The pandemic put a damper on NIO's sales earlier in the year, but its April result shows that it has recovered to pre-outbreak levels. The company also began deliveries of an overhauled version of its big ES8 SUV in April, with longer range and several new features including battery-swap capabilities.
NIO has recovered from the COVID-19 outbreak
NIO delivered 248 of the new ES8s in April, along with 2,907 examples of its smaller mainstay five-passenger ES6 model.
CEO William Bin Li said that NIO's recovery is on track and its order book is in good shape.
"These results were mainly contributed by the recovering production and delivery capabilities," Li said. "Meanwhile, we have witnessed strong order growth momentum driven by the increasing recognition of our competitive products, exceptional services, and particularly the battery swapping technologies by our existing and potential users."
CFO Steven Feng said that with its stores reopened, the company has resumed its effort to expand its sales network. As of now, NIO has 105 sales points up and running in China, he said.
NIO said in April that it has secured nearly $1 billion in new financing from economic-development authorities in China's Anhui province, in exchange for an agreement to move its headquarters and research facilities to Hefei, Anhui's capital.

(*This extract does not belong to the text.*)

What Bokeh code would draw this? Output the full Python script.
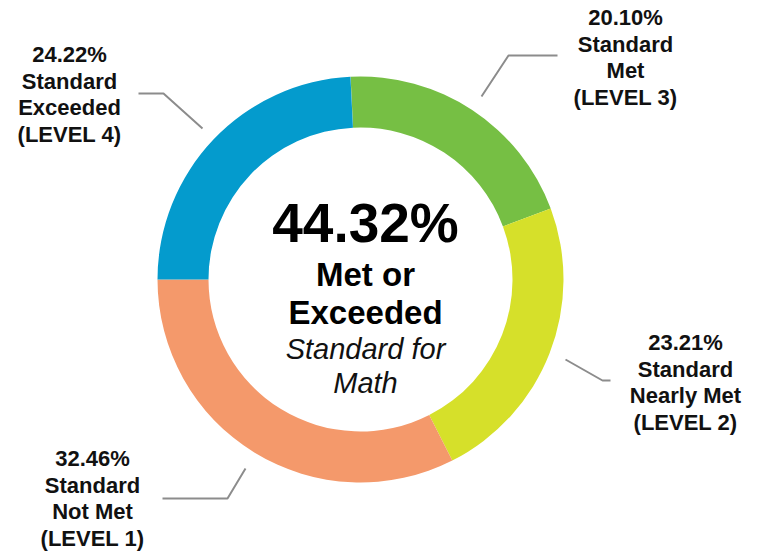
import numpy as np
from bokeh.plotting import figure
from bokeh.models import Range1d
from bokeh.core.properties import value
from bokeh.embed import file_html
from bokeh.resources import INLINE

# ---- data ----
levels = ["LEVEL 3", "LEVEL 2", "LEVEL 1", "LEVEL 4"]
names = ["Met", "Nearly Met", "Not Met", "Exceeded"]
pcts = [20.10, 23.21, 32.46, 24.22]
colors = ["#76BF44", "#D6E02A", "#F4996B", "#049BCD"]
center_pct = 44.32
center_bold = ["Met or", "Exceeded"]
center_italic = ["Standard for", "Math"]

# ---- layout (image pixel coordinates; data y = -image y) ----
W, H = 761, 551
cx, cy = 360, 279
r_in, r_out = 152, 203
start_offset_deg = 2.8  # ring starts slightly left of 12 o'clock

p = figure(width=W, height=H, output_backend="svg", toolbar_location=None,
           x_range=Range1d(0, W), y_range=Range1d(-H, 0),
           min_border=0, outline_line_color=None)
p.axis.visible = False
p.grid.visible = False
p.background_fill_color = "white"
p.border_fill_color = "white"

cum = np.concatenate([[0.0], np.cumsum(pcts)])
starts = np.deg2rad(90 + start_offset_deg - 3.6 * cum[:-1])
ends = np.deg2rad(90 + start_offset_deg - 3.6 * cum[1:])
p.annular_wedge(x=cx, y=-cy, inner_radius=r_in, outer_radius=r_out,
                start_angle=starts, end_angle=ends, direction="clock",
                fill_color=colors, line_color=None)

# leader lines
leaders_x = [[557, 508, 481], [565, 602, 610], [162, 227, 245], [138, 163, 202]]
leaders_y = [[55, 55, 96], [359, 380, 380], [498, 498, 468], [93, 93, 128]]
p.multi_line(xs=leaders_x, ys=[[-v for v in ys] for ys in leaders_y],
             line_color="#8C8C8C", line_width=2)

# outer labels
label_pos = [(625, 17), (685, 342), (92, 458), (69, 54)]
spacing = 26.7
font = value("Liberation Sans")
for pct, name, lvl, (lx, ly) in zip(pcts, names, levels, label_pos):
    lines = [f"{pct:.2f}%", "Standard", name, f"({lvl})"]
    p.text(x=[lx] * 4, y=[-(ly + i * spacing) for i in range(4)], text=lines,
           text_font=font, text_font_size="22px", text_font_style="bold",
           text_align="center", text_baseline="middle", text_color="#111111")

# center text
tx = 365
p.text(x=[tx], y=[-222], text=[f"{center_pct:.2f}%"], text_font=font,
       text_font_size="55px", text_font_style="bold", text_align="center",
       text_baseline="middle", text_color="#000000")
p.text(x=[tx, tx], y=[-274, -312], text=center_bold, text_font=font,
       text_font_size="33px", text_font_style="bold", text_align="center",
       text_baseline="middle", text_color="#000000")
p.text(x=[tx, tx], y=[-348, -382], text=center_italic, text_font=font,
       text_font_size="29px", text_font_style="italic", text_align="center",
       text_baseline="middle", text_color="#111111")

open("out.html", "w").write(file_html(p, INLINE))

At least one analyst is becoming more bullish on NIO
The news brought an upgrade from Bank of America analyst Ming Hsun Lee. In a note that was published shortly after NIO released its sales results, Lee upgraded NIO's stock to buy, from neutral, boosting his price target to $5 from $3.40. Nio closed May 5 at $3.28.
Lee said that he is turning more positive on NIO's prospects, given higher sales forecasts through 2021, China's new incentives for electric-vehicle purchasers, and less uncertainty with the new financing deal. He thinks NIO's ongoing cost-reduction efforts and increasing sales will drive improved gross margins over the next few quarters.
But there are still some big questions
It all seems like good news. But as I said when NIO announced the Anhui financing deal in April, there are some reasons for caution. The deal is a complicated one, in which the investors will fund a new company into which NIO will transfer most of its assets in China. NIO (the company that U.S. shareholders have invested in) will own 75.9% of that new company.
That all seems well and good. But NIO has yet to clarify why it's using this structure for the deal, what will happen to its assets outside of China, and what will happen to the roughly $1 billion in debt that it had as of the end of 2019 -- all very important questions from an American investor's perspective.
Auto investors will have to wait for NIO to file its 20-F form (similar to a U.S. company's annual report) with the Securities and Exchange Commission to find out. (NIO said on April 29 that its 20-F filing will be delayed until the Anhui deal documents are signed.) In the meantime, investors should tread a bit carefully here.